In the first game of the day, Maryland uncorked a six-run rally with two outs in the eighth to eliminate Wake Forest, 10-5.
The Terps hit five home runs — including Bobby Zmarzlak’s tying blast onto the roof of the ancient Varsity Team House beyond the left field fence in the eighth and Alleyne’s two-run shot three batters later off Gabe Golub — to eliminate the Demon Deacons (41-19-1).
“I’m never worried when we’re down — especially a three-run lead like that,” said reliever David Falco Jr., who pitched a season-high 3⅓ innings and struck out seven in his scoreless stint. “One inning is all it takes. We saw it today. I’m on the bench looking at the score, and I have zero worries about our team’s ability to hit and score runs.”
Pitching was the concern heading into the nightcap, especially because the Terps already had used their three usual weekend starters after getting bumped into the losers’ bracket. That meant turning to Robinson, a Rhode Island transfer whose longest outing of the year was 2⅔ innings and who sported a 7.61 ERA while largely working out of the bullpen.
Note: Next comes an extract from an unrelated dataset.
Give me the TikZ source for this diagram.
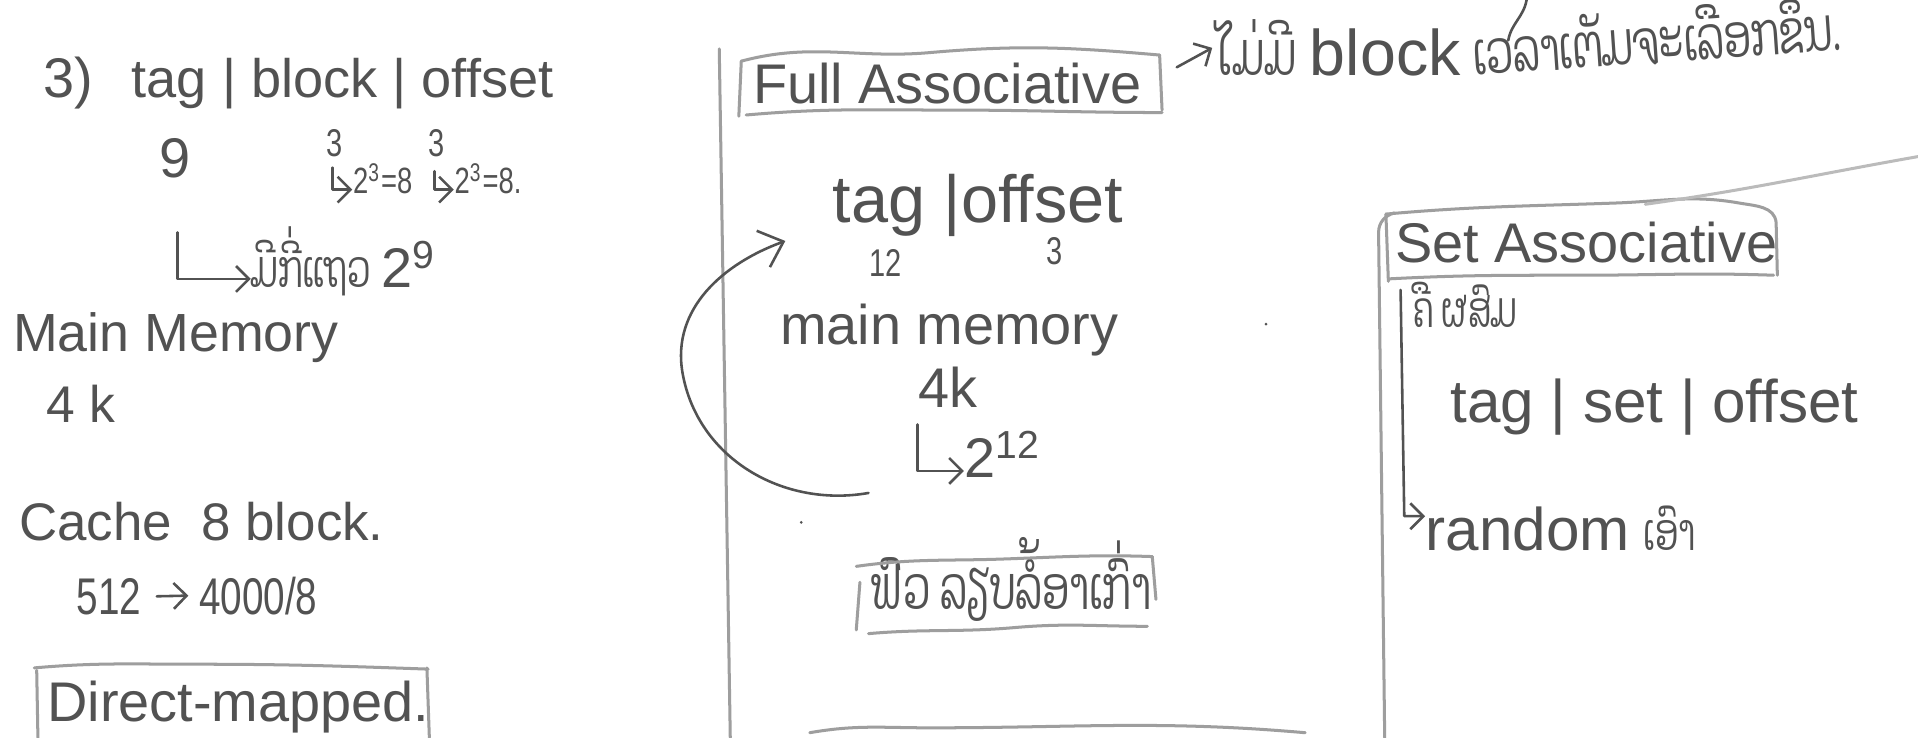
\documentclass[tikz,border=0pt]{standalone}
\usepackage{fontspec}
\setmainfont{Liberation Sans}
\newfontfamily\narrowfont[FakeStretch=0.75]{Liberation Sans}
\newfontfamily\laofont[Script=Lao,FakeStretch=0.65]{Dhyana}
\usepackage{tikz}
\usetikzlibrary{arrows,arrows.meta}
\usetikzlibrary{calc}
\colorlet{pencil}{black!68}
\colorlet{pencilfaint}{black!38}
\tikzset{>={Straight Barb[length=3pt,width=6pt]}}
\tikzstyle{hand}=[text=pencil, inner sep=0pt, anchor=base west, font=\fontsize{13}{15}\selectfont]
\tikzstyle{small}=[hand, font=\narrowfont\fontsize{9}{11}\selectfont]
\tikzstyle{narrow}=[hand, font=\narrowfont\fontsize{12}{14}\selectfont]
\tikzstyle{lao}=[hand, font=\laofont\fontsize{14}{16}\selectfont]
\tikzstyle{stroke}=[draw=pencil, line width=0.6, line cap=round, line join=round]
\tikzstyle{frame}=[draw=pencilfaint, line width=0.7, line cap=round]

\begin{document}
\begin{tikzpicture}
  \useasboundingbox[fill=white] (0,0) rectangle (15.68,-6.03);

  % LEFT COLUMN : direct mapped
  \node[hand] (three) at (0.35,-0.80) {3)};
  \node[hand, font=\fontsize{12.6}{15}\selectfont] (fields) at (1.07,-0.80) {tag | block | offset};
  \node[hand] (tagbits) at (1.30,-1.45) {9};
  \node[small] (blockbits) at (2.66,-1.28) {3};
  \node[small] (offbits) at (3.50,-1.28) {3};
  \coordinate (bl) at (2.72,-1.55);
  \coordinate (ol) at (3.55,-1.55);
  \node[small, font=\narrowfont\fontsize{8.5}{10}\selectfont] (blockpow) at (2.88,-1.58) {2\textsuperscript{3}=8};
  \node[small, font=\narrowfont\fontsize{8.5}{10}\selectfont] (offpow) at (3.71,-1.58) {2\textsuperscript{3}=8.};
  \draw[stroke,->] (2.72,-1.37) -- (bl) -- (blockpow.west |- bl);
  \draw[stroke,->] (3.55,-1.40) -- (ol) -- (offpow.west |- ol);

  \coordinate (tl) at (1.45,-2.28);
  \node[lao, font=\laofont\fontsize{12}{14}\selectfont] (rows) at (2.05,-2.35) {ມີກີ່ແຖວ};
  \node[hand, anchor=base west] (rowpow) at (rows.base east) {\,2\textsuperscript{9}};
  \draw[stroke,->] (1.45,-1.90) -- (tl) -- (rows.west |- tl);

  \node[hand, font=\fontsize{12.5}{15}\selectfont] (mm) at (0.10,-2.87) {Main Memory};
  \node[hand, font=\fontsize{12}{14}\selectfont] (mmsize) at (0.37,-3.45) {4 k};
  \node[hand, font=\fontsize{12.3}{15}\selectfont] (cache) at (0.15,-4.42) {Cache \ 8 block.};
  \node[narrow] (lines) at (0.62,-5.02) {512};
  \node[narrow] (div) at (1.62,-5.02) {4000/8};
  \draw[stroke,->] ($(lines.east)+(0.12,0)$) -- ($(div.west)+(-0.08,0)$);

  \node[hand] (dm) at (0.38,-5.90) {Direct-mapped.};
  \draw[frame] (0.28,-5.46) to[out=5,in=180] (1.6,-5.43) to[out=0,in=178] (3.50,-5.47);
  \draw[frame] (0.30,-5.48) -- (0.31,-6.03);
  \draw[frame] (3.49,-5.46) -- (3.51,-6.03);

  % MIDDLE COLUMN : full associative
  \draw[frame] (5.88,-0.40) -- (5.97,-6.03);
  \node[hand] (fa) at (6.15,-0.85) {Full Associative};
  \draw[frame] (6.06,-0.50) to[out=15,in=185] (7.6,-0.43) to[out=5,in=175] (9.48,-0.45);
  \draw[frame] (6.06,-0.50) -- (6.04,-0.95);
  \draw[frame] (9.48,-0.45) -- (9.50,-0.90);
  \draw[frame] (6.10,-0.94) to[out=5,in=180] (7.8,-0.90) to[out=0,in=180] (9.50,-0.92);

  \node[lao] (nofix) at (9.95,-0.62) {ໄມ່ມີ};
  \node[hand, font=\fontsize{15}{17}\selectfont] (anyblock) at ($(nofix.base east)+(0.10,0)$) {block};
  \node[lao, rotate=4] (whenfull) at ($(anyblock.base east)+(0.10,0)$) {ເວລາເຕັມຈະເລືອກຂຶ້ນ.};
  \draw[stroke,->] (9.62,-0.55) -- ($(nofix.west)+(-0.04,0)$);
  \draw[stroke] (12.48,0.0) to[out=-100,in=80] (12.33,-0.33);

  \node[hand, font=\fontsize{15.5}{17}\selectfont] (fafields) at (6.80,-1.82) {tag |offset};
  \node[small] (fatag) at (7.10,-2.26) {12};
  \node[small] (faoff) at (8.55,-2.16) {3};
  \node[hand] (famm) at (6.37,-2.82) {main memory};
  \node[hand] (fasize) at (7.50,-3.33) {4k};
  \coordinate (fl) at (7.50,-3.85);
  \node[hand] (fapow) at (7.88,-3.90) {2\textsuperscript{12}};
  \draw[stroke,->] (7.50,-3.47) -- (fl) -- (fapow.west |- fl);

  \coordinate (loopstart) at (7.10,-4.03);
  \coordinate (loopend) at (6.42,-1.97);
  \draw[stroke,-{Straight Barb[length=5pt,width=9pt]}] (loopstart) to[out=190,in=-80] (5.58,-3.05) to[out=100,in=200] (loopend);
  \fill[pencil] (6.55,-4.27) circle (0.012);

  \node[lao] (replace) at (7.12,-4.98) {ຟົວ ລຽບລໍ້ອາເກົ່າ};
  \draw[frame] (7.00,-4.63) to[out=8,in=182] (8.2,-4.57) to[out=2,in=178] (9.42,-4.55);
  \draw[frame] (9.42,-4.55) -- (9.45,-4.90);
  \draw[frame] (7.03,-4.76) -- (7.00,-5.15);
  \draw[frame] (7.10,-5.18) to[out=5,in=185] (8.3,-5.13) to[out=5,in=180] (9.38,-5.12);
  \draw[frame] (6.62,-5.99) to[out=10,in=180] (7.6,-5.95) to[out=0,in=175] (10.67,-5.99);

  % RIGHT COLUMN : set associative
  \draw[frame] (11.40,-1.74) to[out=195,in=90] (11.27,-1.90) -- (11.32,-6.03);
  \draw[frame] (11.33,-1.75) to[out=5,in=182] (13.2,-1.66) to[out=2,in=170] (14.22,-1.66)
    to[out=-10,in=95] (14.52,-1.82) -- (14.53,-2.25);
  \draw[frame] (11.33,-1.75) -- (11.35,-2.30);
  \draw[frame] (11.35,-2.28) to[out=3,in=180] (12.9,-2.25) to[out=0,in=178] (14.50,-2.25);
  \draw[frame, draw=pencilfaint!70] (13.45,-1.67) to[out=8,in=190] (15.68,-1.28);

  \node[hand] (sa) at (11.40,-2.15) {Set Associative};
  \node[lao, font=\laofont\fontsize{11.5}{14}\selectfont] (mixed) at (11.55,-2.68) {ຄື ຜສົມ};
  \node[hand, font=\fontsize{14}{16}\selectfont] (safields) at (11.85,-3.45) {tag | set | offset};
  \node[hand, font=\fontsize{14}{16}\selectfont] (random) at (11.65,-4.50) {random};
  \node[lao, font=\laofont\fontsize{12}{14}\selectfont] (take) at ($(random.base east)+(0.10,0)$) {ເອົາ};
  \coordinate (sl) at (11.48,-4.22);
  \draw[stroke,->] (11.45,-2.37) -- (sl) -- (random.west |- sl);
  \fill[pencil] (10.35,-2.65) circle (0.012);

\end{tikzpicture}
\end{document}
The right-hander retired the Huskies in order in the first and set down 10 of the first 11 he faced. He worked into and out of two-on jams in the fourth and the fifth, escaping the latter with a flyout and a grounder to end his night.
“I don’t know what they were thinking they were going to get out of Robinson, but he was a veteran guy and I know the numbers weren’t great, but he really kept us off-balance,” Connecticut Coach Jim Penders said.
Robinson hadn’t thrown more than 57 pitches in a game this season, but he used all the guile he could muster to navigate his 85-pitch outing.
He handed the bullpen a 4-0 lead featuring Troy Schreffler Jr.’s two-run homer in the first and a Lorusso solo blast in the fifth. But three relievers combined to give up four runs on two hits, throwing a mere 16 strikes on 40 pitches in the sixth as the Huskies tied a game on its way to lasting 4 hours 3 minutes.